Chad Allen: No. I think here you said it right. I think, we would expect our guidance just be more realistic going forward. Obviously, gas differentials are volatile. And then the recent weakening in oil prices will have effect on kind of the go forward price, we believe. I think rejection, obviously played a role this quarter. As well as kind of the takeaway to the West versus Waha in the Permian for us.
Donovan Schafer: Okay. That’s helpful. Thanks guys.
Operator: Our next question comes from the line of John Abbott with Bank of America. Please proceed with your question.
John Abbott: Hey, thank you very much for taking our questions. First question is on capital allocation. Appreciate you got a dynamic process here of allocating towards growing the dividend, paying down debt, buybacks. But when you sort of see what investors can sort of earn as far as a return on cash, does that change the calculus at all? Does it make grabbing maybe makes potentially buying back shares or reducing debt more attractive in the near-term. So, how do you think about that?
Nick O’Grady: I think we think about it as — you mentioned the word dynamic.
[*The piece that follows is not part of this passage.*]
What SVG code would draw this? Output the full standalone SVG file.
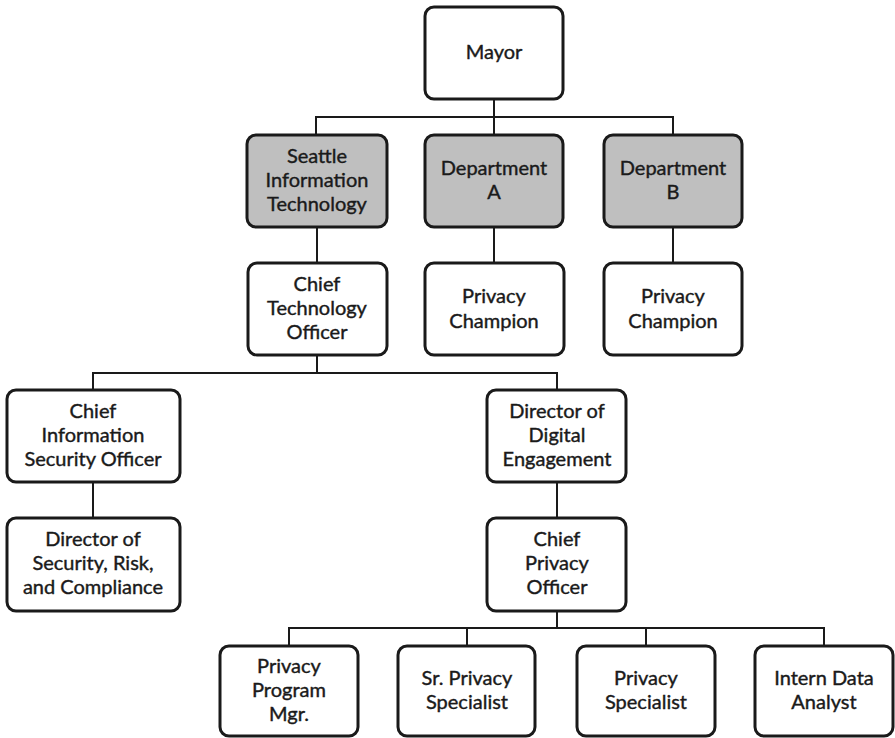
<svg xmlns="http://www.w3.org/2000/svg" width="895" height="738" viewBox="0 0 895 738">
<style>
.box{fill:#fff;stroke:#1a1a1a;stroke-width:3}
.dept{fill:#bfbfbf}
.t{font-family:Lato,"Open Sans","Liberation Sans",sans-serif;font-size:20px;fill:#1a1a1a;stroke:#1a1a1a;stroke-width:0.4;text-anchor:middle}
.c{fill:none;stroke:#1a1a1a;stroke-width:2}
</style>
<rect width="895" height="738" fill="#fff"/>
<g id="connectors">
<path class="c" d="M494 99V117M316 135V117H673V135M494 117V135"/>
<path class="c" d="M317 227V263M494 227V263M673 227V263"/>
<path class="c" d="M317 355V373M93 390V373H557V390"/>
<path class="c" d="M93 482V518M557 482V518"/>
<path class="c" d="M557 611V628M289 646V628H824V646M467 628V646M646 628V646"/>
</g>
<g id="mayor"><rect class="box" x="425" y="7" width="138" height="92" rx="9"/><text class="t" x="494" y="59">Mayor</text></g>
<g id="seattle-it"><rect class="box dept" x="247" y="135" width="140" height="92" rx="9"/><text class="t" x="317"><tspan x="317" y="163">Seattle</tspan><tspan x="317" y="187">Information</tspan><tspan x="317" y="211">Technology</tspan></text></g>
<g id="dept-a"><rect class="box dept" x="425" y="135" width="138" height="92" rx="9"/><text class="t" x="494"><tspan x="494" y="175">Department</tspan><tspan x="494" y="199">A</tspan></text></g>
<g id="dept-b"><rect class="box dept" x="604" y="135" width="138" height="92" rx="9"/><text class="t" x="673"><tspan x="673" y="175">Department</tspan><tspan x="673" y="199">B</tspan></text></g>
<g id="cto"><rect class="box" x="248" y="263" width="139" height="92" rx="9"/><text class="t" x="317"><tspan x="317" y="291">Chief</tspan><tspan x="317" y="315">Technology</tspan><tspan x="317" y="339">Officer</tspan></text></g>
<g id="privacy-champion-a"><rect class="box" x="425" y="263" width="139" height="92" rx="9"/><text class="t" x="494"><tspan x="494" y="303">Privacy</tspan><tspan x="494" y="328">Champion</tspan></text></g>
<g id="privacy-champion-b"><rect class="box" x="604" y="263" width="138" height="92" rx="9"/><text class="t" x="673"><tspan x="673" y="303">Privacy</tspan><tspan x="673" y="328">Champion</tspan></text></g>
<g id="ciso"><rect class="box" x="7" y="390" width="173" height="92" rx="9"/><text class="t" x="93"><tspan x="93" y="418">Chief</tspan><tspan x="93" y="442">Information</tspan><tspan x="93" y="466">Security Officer</tspan></text></g>
<g id="director-digital"><rect class="box" x="487" y="390" width="139" height="92" rx="9"/><text class="t" x="557"><tspan x="557" y="418">Director of</tspan><tspan x="557" y="442">Digital</tspan><tspan x="557" y="466">Engagement</tspan></text></g>
<g id="director-security"><rect class="box" x="7" y="518" width="173" height="93" rx="9"/><text class="t" x="93"><tspan x="93" y="546">Director of</tspan><tspan x="93" y="570">Security, Risk,</tspan><tspan x="93" y="594">and Compliance</tspan></text></g>
<g id="cpo"><rect class="box" x="487" y="518" width="139" height="93" rx="9"/><text class="t" x="557"><tspan x="557" y="546">Chief</tspan><tspan x="557" y="570">Privacy</tspan><tspan x="557" y="594">Officer</tspan></text></g>
<g id="privacy-program-mgr"><rect class="box" x="220" y="646" width="138" height="90" rx="9"/><text class="t" x="289"><tspan x="289" y="673">Privacy</tspan><tspan x="289" y="697">Program</tspan><tspan x="289" y="721">Mgr.</tspan></text></g>
<g id="sr-privacy-specialist"><rect class="box" x="398" y="646" width="137" height="90" rx="9"/><text class="t" x="467"><tspan x="467" y="685">Sr. Privacy</tspan><tspan x="467" y="709">Specialist</tspan></text></g>
<g id="privacy-specialist"><rect class="box" x="577" y="646" width="138" height="90" rx="9"/><text class="t" x="646"><tspan x="646" y="685">Privacy</tspan><tspan x="646" y="709">Specialist</tspan></text></g>
<g id="intern-data-analyst"><rect class="box" x="755" y="646" width="138" height="90" rx="9"/><text class="t" x="824"><tspan x="824" y="685">Intern Data</tspan><tspan x="824" y="709">Analyst</tspan></text></g>
</svg>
We think about it dynamically because those inputs change every day, right. The stock price versus our ability to reinvest capital versus taking risk off by paying off debt to ever increasing dividends and that balance matters. And I also think that, like anything in life, too much of anything is not a good thing, right? And so we’ve really tried to keep it balanced. I think in the coming months, we’re going to spend a lot of time. We’ve laid out we viewed as a long-term plan a couple years ago. And we really need to think about what’s next for us in the next couple years. And I think it’s going to be a balanced approach to all of those things, right?